Whatsyourhurry 1What’s Your Hurry?
by Carol Gaab

If you are anything like me, you wake up to a list– a list of all the things you have to do. In addition to creating lesson plans, sub plans, absent student plans, completing CEUs and organizing your classroom, you have to call to make a few appointments, get to the grocery store, clean the house, do the laundry, grade 150 quizzes, and make time for family. It’s no wonder we perpetually feel stressed and rushed!

There’s no doubt that we carry that stress and urge to rush right into the classroom.
In the face of our chaotic schedules and workloads, we definitely need to make a conscious effort to slow down! The reality is we need to slow down regardless!

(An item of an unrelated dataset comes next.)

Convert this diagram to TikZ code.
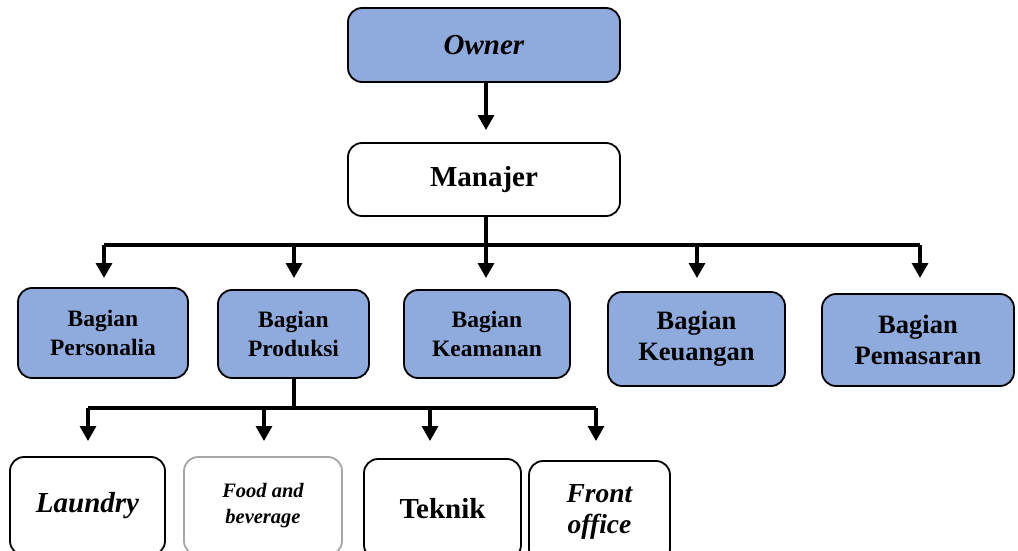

The only way learners can internalize information and/or language is to be allowed enough time to process and make meaning of the “data” presented. Allowing sufficient processing time is particularly challenging, because learners come to the classroom with a wide range of processing speeds! Processing speed is the pace at which a learner takes in information, makes sense of it, and begins to respond. Fast processors can do all of those things much more quickly than a “slower” processor and as a result, often interrupt the processing of the majority of other learners.

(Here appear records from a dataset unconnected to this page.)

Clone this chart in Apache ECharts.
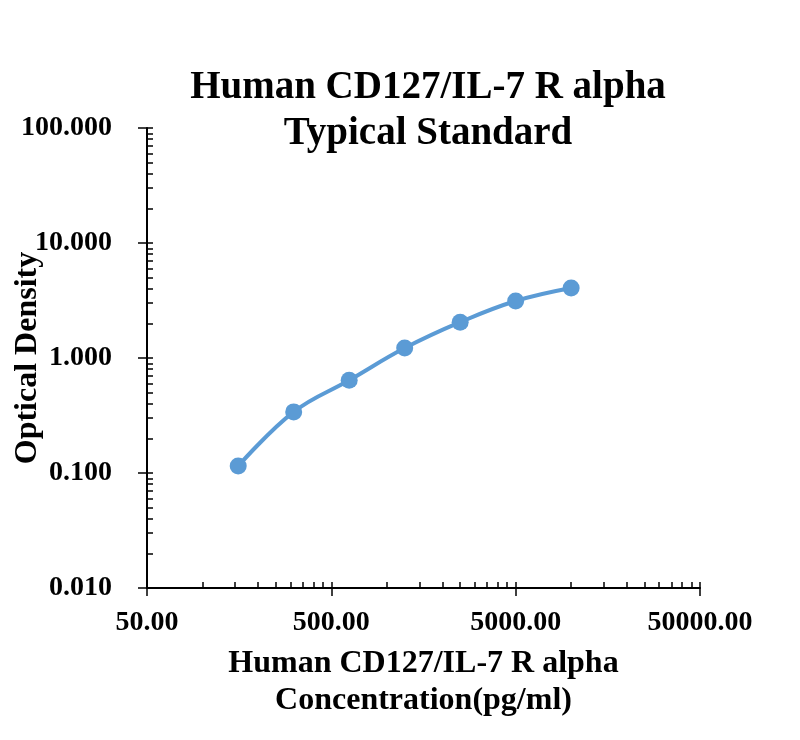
<!DOCTYPE html>
<html>
<head>
<meta charset="utf-8">
<script src="https://cdn.jsdelivr.net/npm/echarts@6/dist/echarts.min.js"></script>
<style>
  html, body { margin: 0; padding: 0; background: #fff; }
  #chart { width: 800px; height: 740px; }
</style>
</head>
<body>
<div id="chart"></div>
<script>
// standard curve points
var concentration = [156.25, 312.5, 625, 1250, 2500, 5000, 10000];
var opticalDensity = [0.115, 0.340, 0.640, 1.220, 2.050, 3.130, 4.060];

// axis ticks
var xMajorTicks = [50, 500, 5000, 50000];
var xMinorTicks = [100, 150, 200, 250, 300, 350, 400, 450,
                   1000, 1500, 2000, 2500, 3000, 3500, 4000, 4500,
                   10000, 15000, 20000, 25000, 30000, 35000, 40000, 45000];
var yMajorTicks = [0.01, 0.1, 1, 10, 100];
var yMinorTicks = [0.02, 0.03, 0.04, 0.05, 0.06, 0.07, 0.08, 0.09,
                   0.2, 0.3, 0.4, 0.5, 0.6, 0.7, 0.8, 0.9,
                   2, 3, 4, 5, 6, 7, 8, 9,
                   20, 30, 40, 50, 60, 70, 80, 90];

var font = 'Liberation Serif, Times New Roman, serif';
var ink = '#000';

var points = concentration.map(function(c, i){ return [c, opticalDensity[i]]; });

var chart = echarts.init(document.getElementById('chart'), null, {renderer: 'canvas'});

chart.setOption({
  backgroundColor: '#fff',
  animation: false,
  title: {
    text: 'Human CD127/IL-7 R alpha\nTypical Standard',
    left: 423,
    top: 60,
    textAlign: 'center',
    textStyle: {
      fontFamily: font,
      fontWeight: 'bold',
      fontSize: 39,
      lineHeight: 46,
      color: ink
    }
  },
  grid: {
    left: 147,
    right: 100,
    top: 128,
    bottom: 152,
    containLabel: false,
    outerBoundsMode: 'none'
  },
  xAxis: [
    {
      type: 'log',
      logBase: 10,
      min: 50,
      max: 50000,
      position: 'bottom',
      name: 'Human CD127/IL-7 R alpha\nConcentration(pg/ml)',
      nameLocation: 'middle',
      nameGap: 57,
      nameMoveOverlap: false,
      nameTextStyle: {
        fontFamily: font,
        fontWeight: 'bold',
        fontSize: 32,
        lineHeight: 37,
        color: ink
      },
      axisLine: { show: true, lineStyle: { color: ink, width: 2 } },
      axisTick: {
        show: true,
        length: 8,
        customValues: xMajorTicks,
        lineStyle: { color: ink, width: 1.5 }
      },
      axisLabel: {
        customValues: xMajorTicks,
        margin: 21,
        fontFamily: font,
        fontWeight: 'bold',
        fontSize: 28,
        color: ink,
        formatter: function(v){ return Number(v).toFixed(2); }
      },
      splitLine: { show: false },
      minorTick: { show: false }
    },
    {
      // inside ticks (major + minor)
      type: 'log',
      logBase: 10,
      min: 50,
      max: 50000,
      position: 'bottom',
      axisLine: { show: false },
      axisTick: {
        show: true,
        inside: true,
        length: 6,
        customValues: xMajorTicks.concat(xMinorTicks),
        lineStyle: { color: ink, width: 1.5 }
      },
      axisLabel: { show: false },
      splitLine: { show: false }
    }
  ],
  yAxis: [
    {
      type: 'log',
      logBase: 10,
      min: 0.01,
      max: 100,
      position: 'left',
      name: 'Optical Density',
      nameLocation: 'middle',
      nameGap: 103,
      nameMoveOverlap: false,
      nameRotate: 90,
      nameTextStyle: {
        fontFamily: font,
        fontWeight: 'bold',
        fontSize: 32,
        color: ink
      },
      axisLine: { show: true, lineStyle: { color: ink, width: 2 } },
      axisTick: {
        show: true,
        length: 9,
        customValues: yMajorTicks,
        lineStyle: { color: ink, width: 1.5 }
      },
      axisLabel: {
        customValues: yMajorTicks,
        margin: 35,
        fontFamily: font,
        fontWeight: 'bold',
        fontSize: 28,
        color: ink,
        formatter: function(v){ return Number(v).toFixed(3); }
      },
      splitLine: { show: false }
    },
    {
      type: 'log',
      logBase: 10,
      min: 0.01,
      max: 100,
      position: 'left',
      axisLine: { show: false },
      axisTick: {
        show: true,
        inside: true,
        length: 6,
        customValues: yMajorTicks.concat(yMinorTicks),
        lineStyle: { color: ink, width: 1.5 }
      },
      axisLabel: { show: false },
      splitLine: { show: false }
    }
  ],
  series: [
    {
      name: 'Standard',
      type: 'line',
      xAxisIndex: 0,
      yAxisIndex: 0,
      data: points,
      smooth: 0.4,
      symbol: 'circle',
      symbolSize: 17,
      lineStyle: { color: '#5b9bd5', width: 4 },
      itemStyle: { color: '#5b9bd5' },
      z: 3
    }
  ]
});
</script>
</body>
</html>
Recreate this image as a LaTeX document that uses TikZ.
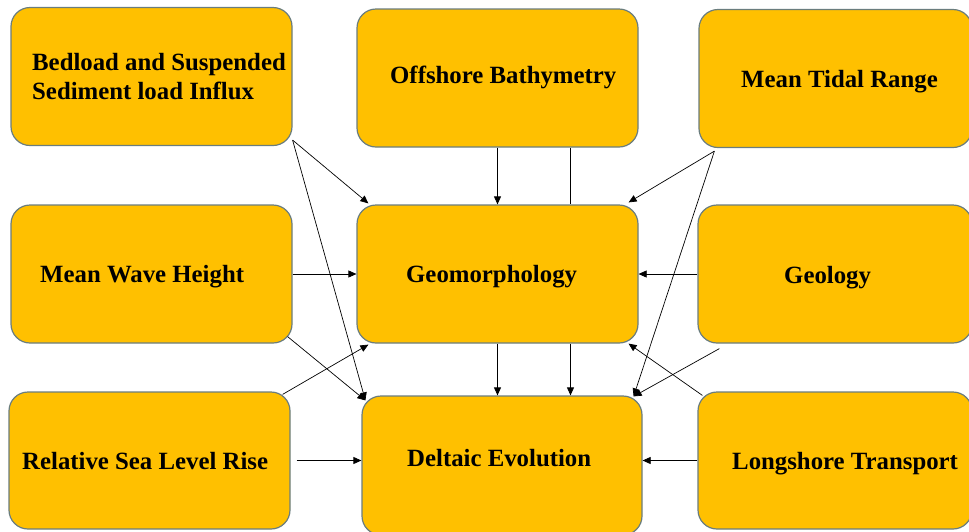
\documentclass[tikz,border=0pt]{standalone}
\usepackage{fontspec}
\setmainfont{Liberation Serif}
\usetikzlibrary{arrows.meta,calc}
\definecolor{boxfill}{HTML}{FFC000}
\definecolor{boxline}{HTML}{6A7D7E}
\begin{document}
\begin{tikzpicture}[x=1pt,y=-1pt,
  box/.style={draw=boxline,line width=1.2pt,fill=boxfill,rounded corners=19pt,
    minimum width=#1,minimum height=138pt,inner sep=0pt},
  lbl/.style={anchor=base west,inner sep=0pt,font=\fontsize{24.8}{29}\selectfont\bfseries,align=left},
  conn/.style={line width=0.7pt,draw=black},
  arr/.style={conn,-{Triangle[length=8pt,width=7pt]}}]
\useasboundingbox (0,0) rectangle (969,531);
% boxes
\node[box=281pt] (bed)  at (151.5,76.5) {};
\node[box=281pt] (off)  at (497.5,78) {};
\node[box=273pt] (tid)  at (835.5,78.5) {};
\node[box=281pt] (wave) at (151.5,274) {};
\node[box=281pt] (geo)  at (497.5,274) {};
\node[box=274pt] (gel)  at (835,274) {};
\node[box=281pt,minimum height=137pt] (rslr) at (149.5,460.5) {};
\node[box=280pt,minimum height=139pt] (del)  at (502,465.5) {};
\node[box=274pt,minimum height=137pt] (long) at (835,460.5) {};
% labels
\node[lbl] (tbed)  at (32,99) {Bedload and Suspended\\Sediment load Influx};
\node[lbl] (toff)  at (390,83) {Offshore Bathymetry};
\node[lbl] (ttid)  at (741,87) {Mean Tidal Range};
\node[lbl] (twave) at (40,282) {Mean Wave Height};
\node[lbl] (tgeo)  at (406,282) {Geomorphology};
\node[lbl] (tgel)  at (784,283) {Geology};
\node[lbl] (trslr) at (22,469) {Relative Sea Level Rise};
\node[lbl] (tdel)  at (407,466) {Deltaic Evolution};
\node[lbl] (tlong) at (732,469) {Longshore Transport};
% connectors
\coordinate (bedc) at ($(bed.south east)+(0,-6)$);
\coordinate (tidc) at ($(tid.south west)+(16,3)$);
\coordinate (wavec) at ($(wave.south east)+(-5,-7)$);
\coordinate (rslrc) at ($(rslr.north east)+(-8,3)$);
\coordinate (gelc) at ($(gel.south west)+(22,5)$);
\coordinate (longc) at ($(long.north west)+(5,4)$);
\coordinate (geoTL) at ($(geo.north west)+(12,-1)$);
\coordinate (geoTR) at ($(geo.north east)+(-10,-2)$);
\coordinate (geoBL) at ($(geo.south west)+(12,1)$);
\coordinate (geoBR) at ($(geo.south east)+(-10,0)$);
\coordinate (delTL) at ($(del.north west)+(4,5)$);
\coordinate (delTR) at ($(del.north east)+(-9,1)$);
\coordinate (offR) at ($(off.south)+(73,0)$);
\coordinate (geoR) at ($(geo.south)+(73,0)$);
\draw[arr] (bedc) -- (geoTL);
\draw[arr] (bedc) -- (delTL);
\draw[arr] (off.south) -- (geo.north);
\draw[conn] (offR) -- (offR |- geo.north);
\draw[arr] (tidc) -- (geoTR);
\draw[arr] (tidc) -- (delTR);
\draw[arr] (wave.east) -- (geo.west);
\draw[arr] (gel.west) -- (geo.east);
\draw[arr] (wavec) -- (delTL);
\draw[arr] (rslrc) -- (geoBL);
\draw[arr] (geo.south) -- (geo.south |- del.north);
\draw[arr] (geoR) -- (geoR |- del.north);
\draw[arr] (gelc) -- (delTR);
\draw[arr] (longc) -- (geoBR);
\draw[arr] ($(rslr.east)+(6,0)$) -- (rslr.east -| del.west);
\draw[arr] (long.west) -- (long.west -| del.east);
\end{tikzpicture}
\end{document}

To illustrate the negative impact that fast processors have on the majority of their classmates, consider the bell curve. If the ‘X’ axis represents the number of seconds it takes learners to process data, and the ‘Y’ axis represents the number of students in class (x10), one can infer from the illustration that there are generally just a handful of really FAST processors and just a handful of slow processors. In a language classroom, fast processors generally take in linguistic data, process for meaning, build mental representation and arrive at an appropriate ‘response’ not only faster than slow processors, but faster than the MAJORITY of the students in the class!

Bell curve labeled 1

If each learner needs his/her own processing time to successfully acquire/internalize language, what happens when they are not provided the time they need? …Obviously, they don’t / won’t acquire. This might explain why the attrition rate is so high in language programs across the country. This might explain why such a small percentage of students go on to upper levels of language study and why so few students take AP language classes.

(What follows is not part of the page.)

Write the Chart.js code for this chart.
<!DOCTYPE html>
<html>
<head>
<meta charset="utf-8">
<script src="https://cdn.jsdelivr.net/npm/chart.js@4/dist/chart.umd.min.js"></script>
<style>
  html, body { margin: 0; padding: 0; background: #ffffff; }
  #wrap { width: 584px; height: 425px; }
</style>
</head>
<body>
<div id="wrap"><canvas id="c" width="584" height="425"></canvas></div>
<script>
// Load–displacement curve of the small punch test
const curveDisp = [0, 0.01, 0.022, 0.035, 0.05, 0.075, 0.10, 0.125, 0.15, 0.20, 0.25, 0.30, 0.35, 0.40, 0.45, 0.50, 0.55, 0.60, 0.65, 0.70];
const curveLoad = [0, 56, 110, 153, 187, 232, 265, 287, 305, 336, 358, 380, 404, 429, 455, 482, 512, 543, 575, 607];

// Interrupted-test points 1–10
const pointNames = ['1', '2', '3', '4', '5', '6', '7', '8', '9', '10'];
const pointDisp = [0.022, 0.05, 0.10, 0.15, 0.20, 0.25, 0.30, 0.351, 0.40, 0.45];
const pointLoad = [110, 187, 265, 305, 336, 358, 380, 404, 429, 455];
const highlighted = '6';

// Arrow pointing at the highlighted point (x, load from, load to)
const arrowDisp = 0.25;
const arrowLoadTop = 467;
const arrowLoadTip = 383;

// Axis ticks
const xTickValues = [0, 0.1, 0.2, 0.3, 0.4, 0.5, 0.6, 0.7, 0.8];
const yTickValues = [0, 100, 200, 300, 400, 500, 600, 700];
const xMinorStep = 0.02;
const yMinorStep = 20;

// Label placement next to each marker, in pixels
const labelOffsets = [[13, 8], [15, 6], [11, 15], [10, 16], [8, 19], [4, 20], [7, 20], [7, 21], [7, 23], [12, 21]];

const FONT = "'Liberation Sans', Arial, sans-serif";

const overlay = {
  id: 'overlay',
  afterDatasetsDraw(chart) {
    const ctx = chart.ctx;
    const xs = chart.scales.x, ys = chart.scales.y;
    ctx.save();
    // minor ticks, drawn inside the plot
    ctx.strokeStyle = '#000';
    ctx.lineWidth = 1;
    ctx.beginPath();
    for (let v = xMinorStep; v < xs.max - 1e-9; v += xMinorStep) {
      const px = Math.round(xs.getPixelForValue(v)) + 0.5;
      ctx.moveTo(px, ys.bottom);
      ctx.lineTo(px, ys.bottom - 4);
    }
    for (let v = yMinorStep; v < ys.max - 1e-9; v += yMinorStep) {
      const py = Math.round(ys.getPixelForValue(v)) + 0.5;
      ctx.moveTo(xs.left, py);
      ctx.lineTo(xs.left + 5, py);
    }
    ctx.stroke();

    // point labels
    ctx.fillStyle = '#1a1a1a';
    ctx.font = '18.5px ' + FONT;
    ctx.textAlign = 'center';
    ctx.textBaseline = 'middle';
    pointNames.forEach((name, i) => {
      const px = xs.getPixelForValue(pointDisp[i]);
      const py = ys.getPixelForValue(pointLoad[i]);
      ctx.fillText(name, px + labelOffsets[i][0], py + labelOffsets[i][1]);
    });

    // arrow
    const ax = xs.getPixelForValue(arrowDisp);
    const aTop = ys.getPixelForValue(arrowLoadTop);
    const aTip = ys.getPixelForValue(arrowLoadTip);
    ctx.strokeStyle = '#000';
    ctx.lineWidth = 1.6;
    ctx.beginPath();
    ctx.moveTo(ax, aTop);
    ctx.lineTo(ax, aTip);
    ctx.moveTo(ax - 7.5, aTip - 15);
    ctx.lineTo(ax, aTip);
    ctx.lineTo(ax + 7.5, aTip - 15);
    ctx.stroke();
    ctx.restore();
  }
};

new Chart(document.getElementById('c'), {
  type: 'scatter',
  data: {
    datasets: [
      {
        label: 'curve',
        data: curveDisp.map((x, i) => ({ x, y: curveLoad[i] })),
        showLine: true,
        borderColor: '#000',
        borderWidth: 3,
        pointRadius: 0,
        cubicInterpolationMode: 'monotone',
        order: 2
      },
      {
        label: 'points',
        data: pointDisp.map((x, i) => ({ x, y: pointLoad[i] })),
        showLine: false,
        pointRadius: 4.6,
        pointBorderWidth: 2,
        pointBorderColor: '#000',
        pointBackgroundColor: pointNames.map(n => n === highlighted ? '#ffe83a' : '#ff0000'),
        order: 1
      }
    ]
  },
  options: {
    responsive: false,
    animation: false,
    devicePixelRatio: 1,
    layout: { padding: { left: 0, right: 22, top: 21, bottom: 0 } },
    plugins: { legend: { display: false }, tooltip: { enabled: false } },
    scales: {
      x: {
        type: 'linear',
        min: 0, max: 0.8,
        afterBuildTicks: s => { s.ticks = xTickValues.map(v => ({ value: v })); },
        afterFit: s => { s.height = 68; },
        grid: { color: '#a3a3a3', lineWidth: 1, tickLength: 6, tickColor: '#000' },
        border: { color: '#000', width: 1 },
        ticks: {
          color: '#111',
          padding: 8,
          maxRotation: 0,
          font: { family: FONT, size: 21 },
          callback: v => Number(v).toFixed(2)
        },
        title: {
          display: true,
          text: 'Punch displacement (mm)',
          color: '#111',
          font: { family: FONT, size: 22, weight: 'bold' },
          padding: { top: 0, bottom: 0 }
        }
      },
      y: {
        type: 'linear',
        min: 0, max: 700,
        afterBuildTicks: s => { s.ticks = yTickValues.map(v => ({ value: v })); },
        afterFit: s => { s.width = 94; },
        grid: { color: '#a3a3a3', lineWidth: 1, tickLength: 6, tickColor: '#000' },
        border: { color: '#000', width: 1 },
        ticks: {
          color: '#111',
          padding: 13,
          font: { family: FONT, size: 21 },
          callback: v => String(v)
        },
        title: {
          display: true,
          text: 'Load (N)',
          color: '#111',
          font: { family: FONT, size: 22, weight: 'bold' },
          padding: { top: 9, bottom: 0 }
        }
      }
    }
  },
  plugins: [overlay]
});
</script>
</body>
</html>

Fast processors are generally viewed as the “smart students,” which is actually a flawed perception. Processing speeds have nothing to do with intelligence and everything to do with how fast an individual can take in and subsequently use information. Slow processing might be attributed to a learning disability, but even more likely it could be attributed to the depth and attention that is given to the information. A ‘slow’ processor may not be slow at all. A ‘slow’ processor might actually be a reflective, thoughtful processor who learns best by mulling over information and considering various implications of all the data.

The fact of the matter is that ALL students–regardless of their processing speed– deserve the opportunity to learn, regardless of the subject matter! In terms of learning a language, aside from very few individuals who are unable to acquire language and/or communicate due to cerebral issues, all healthy humans have acquired language successfully. Some acquire and speak early in life, and others appear to acquire more slowly. Albert Einstein, one of the most intelligent humans to have inhabited the planet, did not start speaking until he was four years old! In spite of what most considered a “speech delay,” Einstein (later in life) was able to interpret and express some of the most profound ideas known to man.

Slowing down the rate of instruction and the rate of speech is critical in the language classroom! Slowing down is the key to staying comprehensible, being universally engaging, and providing equitable opportunities for ALL learners to acquire language.